Monday, July 31, 2006

An Illustration...

of the difference between the Traditional methods of teaching versus the so-called Constructivist methods is to be found at one of my favorite websites, Two entries from a teacher chat room are highlighted, making for a very interesting comparison.

Here is what a traditional teacher in a 5th/6th grade classroom had to say:
Subject: Re: critical thinking
To: Multiple recipients of list

As I "looped" with my former 5th graders into 6th this fall, I spent the summer preparing for the new 6th grade curriculum. I loved the 5th grade curriculum, but when I surveyed the 6th, I was dismayed at the seemingly diverse and disconnected topics I was going to teach. I know that everything doesn't have to be integrated, but 5th grade seemed to naturally fall into themes that flowed together.

Then about midway it hit me ( I guess I finally did some critical thinking!) My former 5th graders were fascinated with the idea that some revolutionary "thinkers" such as Petrarch and Boccaccio were able to turn the world upside down with their ideas about life and to initiate the founding philosophy of the Renaissance. They totally "got" humanistic philosophy, and loved discussing its influence.

Well, here I was with Isaac Newton in my Physics class and the Enlightenment and French Revolution in my Core! (This, of course following the study of Ancient Greek philosophy.) Our goal this year is to answer the fascinating question of how Isaac Newton (like the humanistic philosophers during the Renaissance) set the ideas in motion to turn the world on its ear again and indirectly "cause" the Declaration of the Rights of Man, the Declaration of Independence, and the American and French Revolutions!!!
Wow! I would truly love to be in that class. Now let's see what is going on over in a typical Constructivist classroom (5th grade):
Subject: Halloween craft with dried orange skins

Hi ...

I do craft work using the skins of dried citrus fruits that can be put on a shee of paper with elmers glue. The dried outer skin has no glue and maintains the wonderful citrus smell. You can put the peels in the shape of a pumpkin ...

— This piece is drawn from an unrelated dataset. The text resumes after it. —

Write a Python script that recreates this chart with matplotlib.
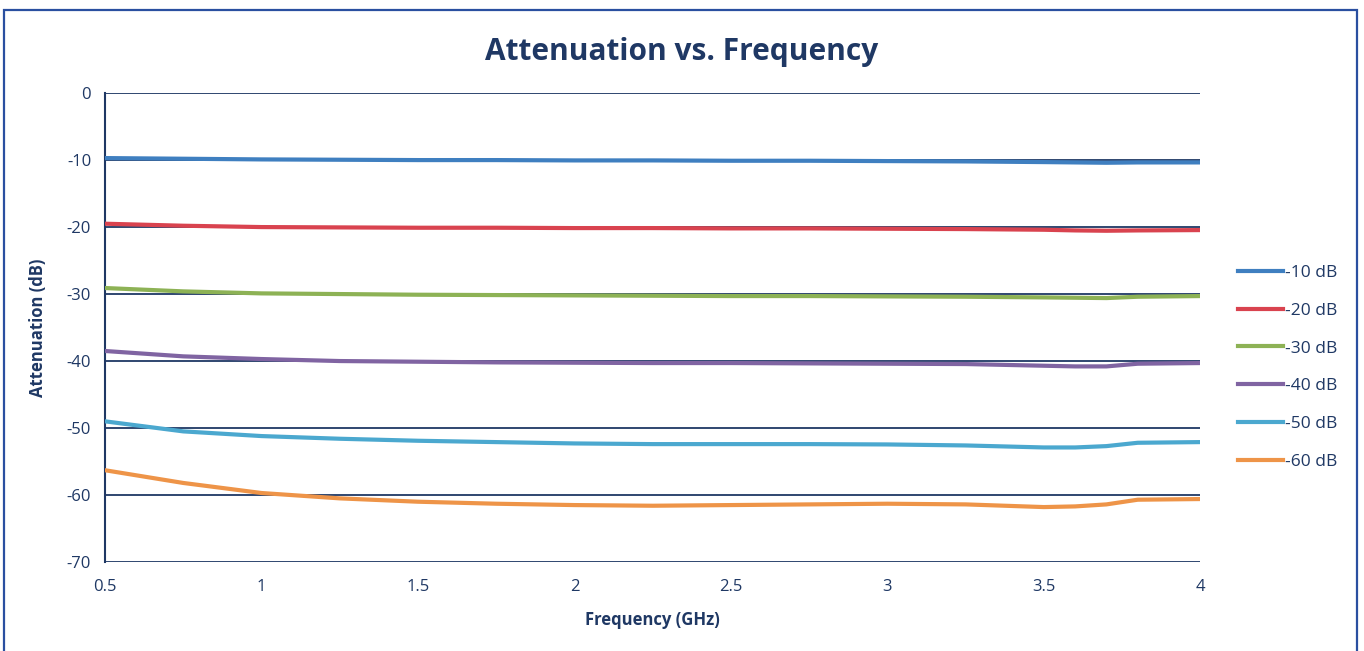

You can also take just a large slice from the end of an orange and it looks like a pumpkin face ... especially if you cut into it with an exacto knife (no kids here) ... or add decorations.

You can dry at a low heat in the oven ... experiment (so many possibilities regarding lessons ... how the size changes, how the taste of the skin changes, weight ... etc. You can also use a food dehytrator.

I actually do a craft idea that is related to this ... "My car is a lemon and an orange and lime too" ... In this case for the wheels I actually dry two slices of the citrus fruit.
It carries over to middle school as well. Before he became a vice principal, one of my social studies colleagues had his students out in the athletic field flying kites as part of his unit on ancient China.